TL;DR
Achieved 99% accuracy on 4th-8th grade math problems by pre-computing solutions and injecting them into GPT-3.5 prompts, overcoming LLM reasoning limitations
Reduced feedback delivery from 48 hours to seconds through real-time Edulastic API integration, enabling students to reflect while reasoning is fresh
Pilot results showed 75-97% test score improvements with AI-powered Post-Test Coach providing immediate, personalized tutoring at scale
The Challenge
Students forget their reasoning within hours of taking a test. Traditional coaching models deliver feedback 48 hours later, when the mental context is gone. Human coaches can't scale to provide immediate, personalized feedback for every student on every problem. This timing gap undermines learning effectiveness.

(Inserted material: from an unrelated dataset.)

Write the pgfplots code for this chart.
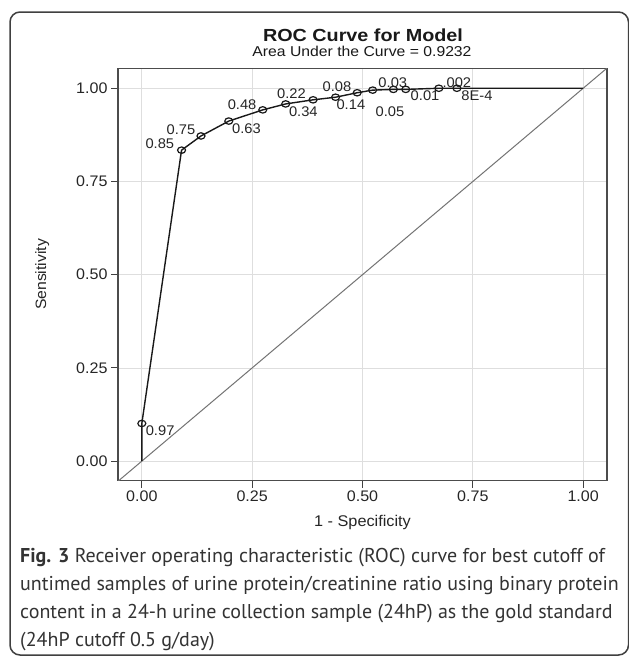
\documentclass[border=0pt]{standalone}
\usepackage{pgfplots}
\pgfplotsset{compat=1.18}
\usepackage{pgfplotstable}
\usepackage{fontspec}
\setmainfont{Liberation Sans}
\newfontfamily\capfont{PT Sans}
\newfontfamily\titlefont[FakeStretch=1.13]{Liberation Sans}
\newfontfamily\subfont[FakeStretch=1.1]{Liberation Sans}
\newfontfamily\labfont[FakeStretch=1.05]{Liberation Sans}

\pgfplotstableread{
x     y     lab   dx     dy
0.000 0.101 0.97  18.3   -7.4
0.090 0.834 0.85  -21.7  6.7
0.134 0.872 0.75  -20.0  6.0
0.197 0.912 0.63  17.7   -7.3
0.274 0.942 0.48  -20.7  5.7
0.326 0.958 0.34  17.6   -7.7
0.388 0.969 0.22  -21.6  6.4
0.439 0.976 0.14  15.3   -7.7
0.488 0.988 0.08  -20.3  6.1
0.523 0.995 0.05  17.3   -21.4
0.570 0.997 0.03  -0.6   6.6
0.598 0.997 0.01  19.3   -6.7
0.673 1.000 .002  18.0   5.6
0.714 1.000 8E-4  20.0   -7.7
}\roc

\begin{document}
\begin{tikzpicture}
\useasboundingbox (0pt,0pt) rectangle (629pt,-656pt);
\fill[white] (0pt,0pt) rectangle (629pt,-656pt);
\draw[line width=1.5pt, color=black!75, rounded corners=10pt]
  (10pt,-655pt) -- (10pt,-12pt) -- (628.5pt,-12pt) -- (628.5pt,-655pt) -- cycle;

\begin{axis}[
  scale only axis, width=489pt, height=412pt,
  at={(118pt,-480.5pt)}, anchor=south west,
  xmin=-0.054, xmax=1.054, ymin=-0.052, ymax=1.053,
  xtick={0,0.25,0.5,0.75,1}, ytick={0,0.25,0.5,0.75,1},
  xticklabels={0.00,0.25,0.50,0.75,1.00},
  yticklabels={0.00,0.25,0.50,0.75,1.00},
  xtick pos=lower, ytick pos=left,
  tick align=outside, major tick length=7pt,
  tick style={line width=1pt, color=black!75},
  grid=major, grid style={line width=0.8pt, color=black!13},
  axis line style={line width=1.4pt, color=black!70},
  tick label style={font=\labfont\fontsize{15.3}{18}\selectfont, color=black!85},
  xlabel={1 - Specificity}, ylabel={Sensitivity},
  xlabel style={at={(axis description cs:0.5,-0.103)}, anchor=center, font=\labfont\fontsize{15.5}{18}\selectfont, color=black!85},
  ylabel style={at={(axis description cs:-0.155,0.5)}, anchor=center, rotate=0, font=\labfont\fontsize{15}{18}\selectfont, color=black!85},
  clip=true,
]
\addplot[line width=1pt, color=black!55, forget plot] coordinates {(-0.06,-0.06) (1.06,1.06)};
\addplot[line width=1.4pt, color=black!90, forget plot] coordinates {
 (0,0) (0,0.101) (0.090,0.834) (0.134,0.872) (0.197,0.912) (0.274,0.942)
 (0.326,0.958) (0.388,0.969) (0.439,0.976) (0.488,0.988) (0.523,0.995)
 (0.570,0.997) (0.598,0.997) (0.673,1.000) (0.714,1.000) (1,1)};
\addplot[only marks, mark=o, mark size=4pt, mark options={line width=1.2pt, color=black!90, yscale=0.8},
  point meta=explicit symbolic, nodes near coords,
  visualization depends on={\thisrow{dx} \as \labdx},
  visualization depends on={\thisrow{dy} \as \labdy},
  every node near coord/.append style={anchor=center, inner sep=0pt, xshift=\labdx pt, yshift=\labdy pt,
     font=\labfont\fontsize{14}{15}\selectfont, color=black!85}]
  table[x=x, y=y, meta=lab] {\roc};
\end{axis}

\node[font=\titlefont\bfseries\fontsize{17.5}{20}\selectfont, color=black!90] at (363pt,-35pt) {ROC Curve for Model};
\node[font=\subfont\fontsize{14.3}{17}\selectfont, color=black!90] at (362pt,-51.5pt) {Area Under the Curve = 0.9232};

\node[anchor=north west, align=left, inner sep=0pt, font=\capfont\fontsize{20}{28}\selectfont, color=black!80] at (20pt,-548pt)
 {\textbf{Fig. 3} Receiver operating characteristic (ROC) curve for best cutoff of\\
  untimed samples of urine protein/creatinine ratio using binary protein\\
  content in a 24-h urine collection sample (24hP) as the gold standard\\
  (24hP cutoff 0.5 g/day)};
\end{tikzpicture}
\end{document}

Partnered with Alpha to build Post-Test Coach, an AI-powered tutoring system that delivers immediate feedback the moment students complete assessments. The challenge wasn't just speed. GPT-3.5 struggles with mathematical reasoning, especially multi-step problems. Off-the-shelf LLMs give wrong answers or skip steps, making them unreliable for education.
GPT-3.5 can't reliably solve multi-step math problems. It hallucinates steps, skips logic, and produces plausible-sounding wrong answers. This isn't acceptable in education where accuracy matters.
We needed 99%+ accuracy to match or exceed human coach consistency. Testing revealed that direct prompting failed on complex problems. The model would get arithmetic right but lose track of algebraic manipulation or skip validation steps.
Key Results
99% accuracy on 4th-8th grade math problems
100% accuracy on pilot questions
75-97% test score improvements
Feedback delivery reduced from 48 hours to seconds